"As a nation, I think the biggest lesson that we learned is how important every single vote is. And if that isn't impetus for every person who has the right to vote, I don't know what is."
- James Nolan, executive vice president and CFO, United Trust Fund, Miami
In my October 15 column, I wrote that I would speak with you again in this space following the results of the presidential election. As they say in media circles, I'm still waiting for closure. Who could have anticipated the bizarre events that have unfolded since Nov. 7?
It was a surreal experience on election night. I felt like I was watching a seesaw gridiron matchup between the University of Michigan and Ohio State. A real barnburner. First, the TV networks declared Vice President Al Gore a winner in Florida. Then they changed their minds and said it was too close to call. Shortly after 2:15 a.m. Wednesday, Nov. 8, the networks crowned Texas Gov. George W. Bush as the president-elect, only to retract that statement a short time later.
Overtime Since then, I and millions of other Americans have become quite conversant about the finer points of the election process - the infamous butterfly ballot in Palm Beach County, Fla., hand counts and machine counts and their corresponding error rates, hanging chads on punch card ballots, the sunlight test, the Electoral College, and overseas absentee ballots.

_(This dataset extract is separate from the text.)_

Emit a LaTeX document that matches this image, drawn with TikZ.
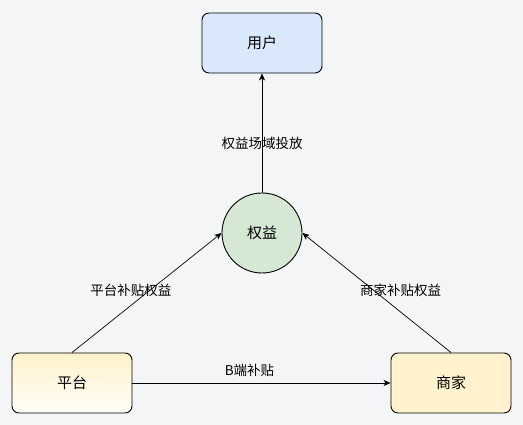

Add in rancorous partisan rhetoric, an alleged attempt to circumvent the will of the people, a few TV-style town hall meetings, legal challenges on both the Democratic and Republican sides of the aisle, an assortment of historians and political pundits, and you have the makings of a four-star cable mini-series with an all-star cast. This is just what the ratings-starved cable news channels needed. It's their version of Sweeps Week.
As of this writing, Nov. 14, a week after the big vote, I'm still on the edge of my seat, waiting to hear who our next president will be. Regardless of which candidate tramples over the other to cross the goal line, the victory may be short-lived.
"I think there is going to be a four-year repercussion from this and it's going to be real simple," says James Nolan of Miami-based UTF. "No matter who wins the White House, he will not be held in the same high regard as a regular winner of an election.
"There's not going to be a federal agenda for the next four years," continues Nolan. "I think the next four years is going to be spent trying to figure out who is going to be the president in 2004. How can either candidate say he got a clear mandate from anyone?"
The South Floridian is fed up with both candidates, who he believes muddied the election process in Florida by making legal challenges. "As of right now, they are both losers. If either person would have taken the high ground and said, `Listen, let's go through the established process to wait and see the outcome,' then I think that candidate would have won [public sentiment] whether they won or lost the vote."
Effects on commercial real estate The fallout stemming from the election is a distraction from daily business in South Florida. Indeed, that's all everyone wants to talk about. "To me, this is even a bigger distraction than Elian," quips Nolan, referring to Elian Gonzalez, the 6-year-old Cuban boy rescued at sea in November 1999, and brought to the United States.
What impact this stalemate will have on capital markets in the long run remains uncertain, but Nolan's view is that the debt market is less vulnerable. "I think that the debt market is pretty solid. I didn't see any fluctuations in the past couple of days, one way or the other. The debt market really takes into account current and long-term economics. I don't think either one of these candidates is bringing something to the table to change that."
The equity market, however, is experiencing uncertainty and volatility. Wall Street does not look favorably on uncertainty. The doubts surrounding this election only fuel the fire.
"We've been on a cliff for some time now," observes Nolan. "It's amazing that we've had nine consecutive prosperous years. You know that eventually something's got to change. Even before the election I saw a major change in the investment community, predominantly centered in Internet and dot.coms. As those stocks were revalued, so was the rest of the market.
"We're getting back to the fundamentals of earnings multiples and real valuations," continues Nolan. "There has been a lot of excesses wrung out of the market, certainly in the last four or five months. Even the better stocks are being hammered right now."
So, too, are Gore and Bush in the arena of public opinion.